As Quartz reports, the so-called octopus city is located in Jervis Bay off Australia’s east coast. The patch of seafloor is populated by as many as 15 gloomy octopuses, a.k.a. common Sydney octopuses (octopus tetricus). Previous observations of the creatures led scientists to think they were strictly solitary, not counting their yearly mating rituals. But in Octlantis, octopuses communicate by changing colors, evict each other from dens, and live side by side. In addition to interacting with their neighbors, the gloomy octopuses have helped build the infrastructure of the city itself. On top of the rock formation they call home, they’ve stored mounds of clam and scallop shells and shaped them into shelters.

There is one other known gloomy octopus community similar to this one, and it may help scientists understand how and why they form. The original site, called Octopolis, was discovered in the same bay in 2009. Unlike Octlantis, Octopolis was centered around a manmade object that had sunk to the seabed and provided dens for up to 16 octopuses at a time. The researchers studying it had assumed it was a freak occurrence. But this new city, built around a natural habitat, shows that gloomy octopuses in the area may be evolving to be more social.
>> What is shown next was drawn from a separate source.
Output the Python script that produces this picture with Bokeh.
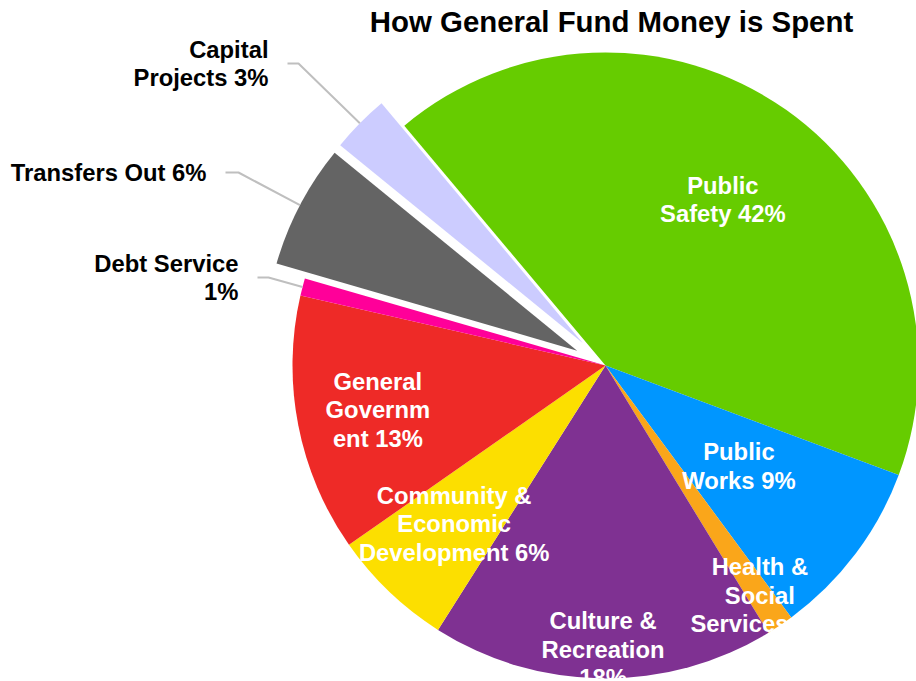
import math
from bokeh.plotting import figure
from bokeh.models import ColumnDataSource, Range1d, Label
from bokeh.core.properties import value
from bokeh.embed import file_html
from bokeh.resources import INLINE

# ---------------- data ----------------
title_text = "How General Fund Money is Spent"
categories = ["Public Safety", "Public Works", "Health & Social Services",
              "Culture & Recreation", "Community & Economic Development",
              "General Government", "Debt Service", "Transfers Out",
              "Capital Projects"]
shares = [41.8, 9.2, 1.4, 17.7, 6.3, 13.3, 0.9, 6.4, 3.0]
label_lines = [
    ["Public", "Safety 42%"],
    ["Public", "Works 9%"],
    ["Health &", "Social", "Services 1%"],
    ["Culture &", "Recreation", "18%"],
    ["Community &", "Economic", "Development 6%"],
    ["General", "Governm", "ent 13%"],
    ["Debt Service", "1%"],
    ["Transfers Out 6%"],
    ["Capital", "Projects 3%"],
]

# ---------------- style ----------------
colors = ["#66CC00", "#0096FF", "#FAA61A", "#7F3192", "#FCDF00",
          "#EE2A27", "#FF0099", "#646464", "#CCCCFF"]
explode = [0, 0, 0, 0, 0, 0, 0, 32, 32]
inside_frac = [0.65, 0.534, 0.885, 0.907, 0.70, 0.741, None, None, None]
# leader elbow / end points for outside labels (page pixel coords)
leader_pts = [None] * 6 + [((268, 277), (257, 277)),
                           ((238, 172), (225, 172)),
                           ((298, 63), (287, 63))]

W, H = 916, 681
CX, CY_REF = 605, 365
R = 313
START_DEG = 130.0
LH = 28.5
FS = "23.8px"
FONT = "Liberation Sans"


def Yd(y_ref):
    return H - y_ref


CY = Yd(CY_REF)

p = figure(width=W, height=H, output_backend="svg", toolbar_location=None,
           x_range=Range1d(0, W), y_range=Range1d(0, H),
           min_border=0, outline_line_color=None)
p.axis.visible = False
p.grid.visible = False
p.background_fill_color = "white"
p.border_fill_color = "white"

total = sum(shares)
ang = math.radians(START_DEG)
wx, wy, lo_l, hi_l = [], [], [], []
in_x, in_y, in_t = [], [], []
out_x, out_y, out_t = [], [], []
lxs, lys = [], []
for i, s in enumerate(shares):
    span = s / total * 2 * math.pi
    hi = ang
    lo = ang - span
    mid = (lo + hi) / 2
    cx = CX + explode[i] * math.cos(mid)
    cy = CY + explode[i] * math.sin(mid)
    wx.append(cx); wy.append(cy); lo_l.append(lo); hi_l.append(hi)
    lines = label_lines[i]
    n = len(lines)
    if inside_frac[i] is not None:
        lcx = cx + inside_frac[i] * R * math.cos(mid)
        lcy = cy + inside_frac[i] * R * math.sin(mid)
        for k, t in enumerate(lines):
            in_x.append(lcx)
            in_y.append(lcy - (k - (n - 1) / 2) * LH)
            in_t.append(t)
    else:
        sx = cx + R * math.cos(mid)
        sy = cy + R * math.sin(mid)
        (ex, ey), (fx, fy) = leader_pts[i]
        lxs.append([sx, ex, fx])
        lys.append([sy, Yd(ey), Yd(fy)])
        for k, t in enumerate(lines):
            out_x.append(fx - 19)
            out_y.append(Yd(fy) - (k - (n - 1) / 2) * LH)
            out_t.append(t)
    ang = lo

src = ColumnDataSource(dict(x=wx, y=wy, lo=lo_l, hi=hi_l, color=colors,
                            cat=categories))
p.wedge(x="x", y="y", radius=R, start_angle="lo", end_angle="hi",
        fill_color="color", line_color=None, source=src)

p.multi_line(xs=lxs, ys=lys, line_color="#BFBFBF", line_width=2)

p.text(x=in_x, y=in_y, text=in_t, text_color="white",
       text_font=value(FONT), text_font_style="bold",
       text_font_size=value(FS), text_align="center",
       text_baseline="alphabetic")
p.text(x=out_x, y=out_y, text=out_t, text_color="black",
       text_font=value(FONT), text_font_style="bold",
       text_font_size=value(FS), text_align="right",
       text_baseline="alphabetic")

p.add_layout(Label(x=611, y=Yd(20.5), text=title_text, text_align="center",
                   text_baseline="alphabetic", text_font=FONT,
                   text_font_style="bold", text_font_size="29.4px",
                   text_color="black"))

open("out.html", "w").write(file_html(p, INLINE))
If that's the case, it's unclear why such octo-cities are so uncommon. "Relative to the more typical solitary life, the costs and benefits of living in aggregations and investing in interactions remain to be documented," the researchers who discovered the group wrote in a paper published in Marine and Freshwater Behavior and Physiology [PDF].

It’s also possible that for the first time in history humans have the resources to see octopus villages that perhaps have always been bustling beneath the sea surface.